* [Data provided]:
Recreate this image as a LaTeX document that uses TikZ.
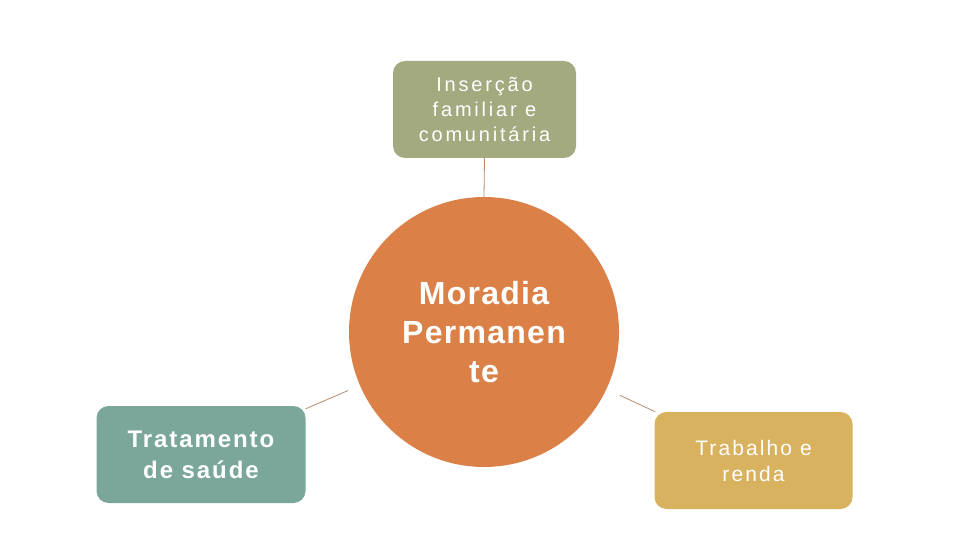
\documentclass[tikz,border=0pt]{standalone}
\usepackage{fontspec}
\setmainfont{Liberation Sans}
\definecolor{topc}{HTML}{A3AA80}
\definecolor{leftc}{HTML}{7BA79B}
\definecolor{rightc}{HTML}{D9B260}
\definecolor{circc}{HTML}{DB8047}
\definecolor{linec}{HTML}{B98A6A}
\begin{document}
\begin{tikzpicture}[x=1pt,y=-1pt,
  boxst/.style={rectangle, rounded corners=12pt, inner sep=0pt, align=center, text=white},
  conn/.style={draw=linec, line width=0.8pt}]
\useasboundingbox (0,0) rectangle (960,540);
\node[circle, fill=circc, minimum size=270pt, inner sep=0pt, align=center, text=white,
  font=\fontsize{32}{39}\selectfont\bfseries\addfontfeatures{LetterSpace=4}]
  (C) at (484,332) {Moradia\\Permanen\\te};
\node[boxst, fill=topc, minimum width=183pt, minimum height=97pt,
  font=\fontsize{20}{25}\selectfont\addfontfeatures{LetterSpace=14}]
  (T) at (484.5,109.5) {Inserção\\familiar e\\comunitária};
\node[boxst, fill=leftc, minimum width=209pt, minimum height=97pt,
  font=\fontsize{24}{31}\selectfont\bfseries\addfontfeatures{LetterSpace=8}]
  (L) at (201,454.5) {Tratamento\\de saúde};
\node[boxst, fill=rightc, minimum width=198pt, minimum height=97pt,
  font=\fontsize{21}{26}\selectfont\addfontfeatures{LetterSpace=10}]
  (R) at (753.5,460.5) {Trabalho e\\renda};
\draw[conn] (T.south) -- (C.north);
\draw[conn, shorten >=148pt] ([yshift=-3pt]L.north east) -- (C.center);
\draw[conn, shorten <=150pt] (C.center) -- ([xshift=1pt]R.north west);
\end{tikzpicture}
\end{document}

* [The task]: Transcribe the listing in full. Omit the pictures and keep every line exact.

* [Exercise response]:
Recreate this image as a LaTeX document that uses TikZ.
\documentclass[tikz,border=0pt]{standalone}
\usepackage{fontspec}
\setmainfont{Liberation Sans}
\definecolor{topc}{HTML}{A3AA80}
\definecolor{leftc}{HTML}{7BA79B}
\definecolor{rightc}{HTML}{D9B260}
\definecolor{circc}{HTML}{DB8047}
\definecolor{linec}{HTML}{B98A6A}
\begin{document}
\begin{tikzpicture}[x=1pt,y=-1pt,
  boxst/.style={rectangle, rounded corners=12pt, inner sep=0pt, align=center, text=white},
  conn/.style={draw=linec, line width=0.8pt}]
\useasboundingbox (0,0) rectangle (960,540);
\node[circle, fill=circc, minimum size=270pt, inner sep=0pt, align=center, text=white,
  font=\fontsize{32}{39}\selectfont\bfseries\addfontfeatures{LetterSpace=4}]
  (C) at (484,332) {Moradia\\Permanen\\te};
\node[boxst, fill=topc, minimum width=183pt, minimum height=97pt,
  font=\fontsize{20}{25}\selectfont\addfontfeatures{LetterSpace=14}]
  (T) at (484.5,109.5) {Inserção\\familiar e\\comunitária};
\node[boxst, fill=leftc, minimum width=209pt, minimum height=97pt,
  font=\fontsize{24}{31}\selectfont\bfseries\addfontfeatures{LetterSpace=8}]
  (L) at (201,454.5) {Tratamento\\de saúde};
\node[boxst, fill=rightc, minimum width=198pt, minimum height=97pt,
  font=\fontsize{21}{26}\selectfont\addfontfeatures{LetterSpace=10}]
  (R) at (753.5,460.5) {Trabalho e\\renda};
\draw[conn] (T.south) -- (C.north);
\draw[conn, shorten >=148pt] ([yshift=-3pt]L.north east) -- (C.center);
\draw[conn, shorten <=150pt] (C.center) -- ([xshift=1pt]R.north west);
\end{tikzpicture}
\end{document}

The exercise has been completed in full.